Some Metro leaders think it’s time to start selling naming rights to its subway stations because of the agency’s worsening financial plight. But whether any company would risk its good name on the subway is another question.

Twitter, however, was quick to solicit offers:

The idea arose Thursday as Metro officials described the system’s dire financial situation — sort of like being in a state approaching free fall with the word “bankruptcy” painted on the ground below.

With ridership falling, largely because of SafeTrack’s massive and costly rebuilding plan, the agency is looking at a $125 million hole this fiscal year. It anticipates a shortfall of $290 million in the next. Metro General Manager Paul J. Wiedefeld warned that all the one-off tricks to balance the books will soon be exhausted.

“This structural financial issue is getting to a point where we just can’t get much further,” Wiedefeld said.

So it was that Tom Bulger, who represents the District on the Metro board, said that the time had come to consider “draconian revenue enhancements.” He said that he had asked staff to look into the possibility of selling naming rights, along the lines of what Los Angeles is doing.  In December, L.A.’s  Metropolitan Transportation Authority approved the sale of naming rights of practically every part of the city’s transit system, the Los Angeles Times said.

“I just hope it’s not too awkward,” passenger Brian Bond told the paper. “Viagra? No, wait.

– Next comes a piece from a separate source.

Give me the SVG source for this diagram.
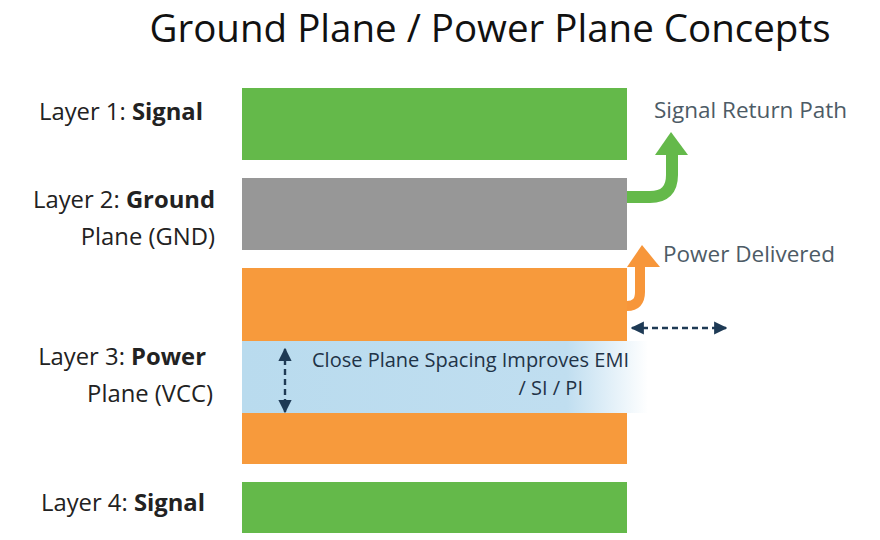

Diapers.”

It’s worth noting that the Los Angeles transit agency turned to naming rights to avoid long-term operating deficits despite an increase in the sales tax for transportation projects, according to the Times. It also says it’s not clear how much revenue the naming rights will bring in.

The San Gabriel Valley Tribune posted a report Thursday saying that the Los Angeles transit system was reconsidering because of possible “free speech entanglements.” Think of what would happen if Chick-fil-A wanted to slap its name on a station in West Hollywood, a board member was quoted as saying.

Back on this coast, Metro board member Michael Goldman said he liked the idea.

“I think we should take advantage of all the opportunities that are out there,” said Goldman, who represents Maryland. “If the Nats want to call Navy Yard station Nats Park/Navy Yard, I think that’s a great idea,” he told reporters. “But all these things are one-shot opportunities.”

Personally, I’d rather see the Lerners use their money to make sure Bryce Harper doesn’t leave town after the 2018 season. But it’s probably just a matter of time before the auctioning off of public infrastructure to the private sector comes to Metro.

Still, would Verizon really take its brand — “Can you hear me now? Good.” — into subway tunnels that blot out every telephone signal or WiFi frequency, including Metro’s? Or FedEx, whose slogan “When there is no tomorrow” might seem more than a little ominous? That’s a company whose bottom line must have taken a hit from linking its name to Daniel Snyder’s defective football team.

On the other hand, when it comes to Metro these days, maybe Services Corporation International, a.k.a. Dignity Memorial, would be a good fit.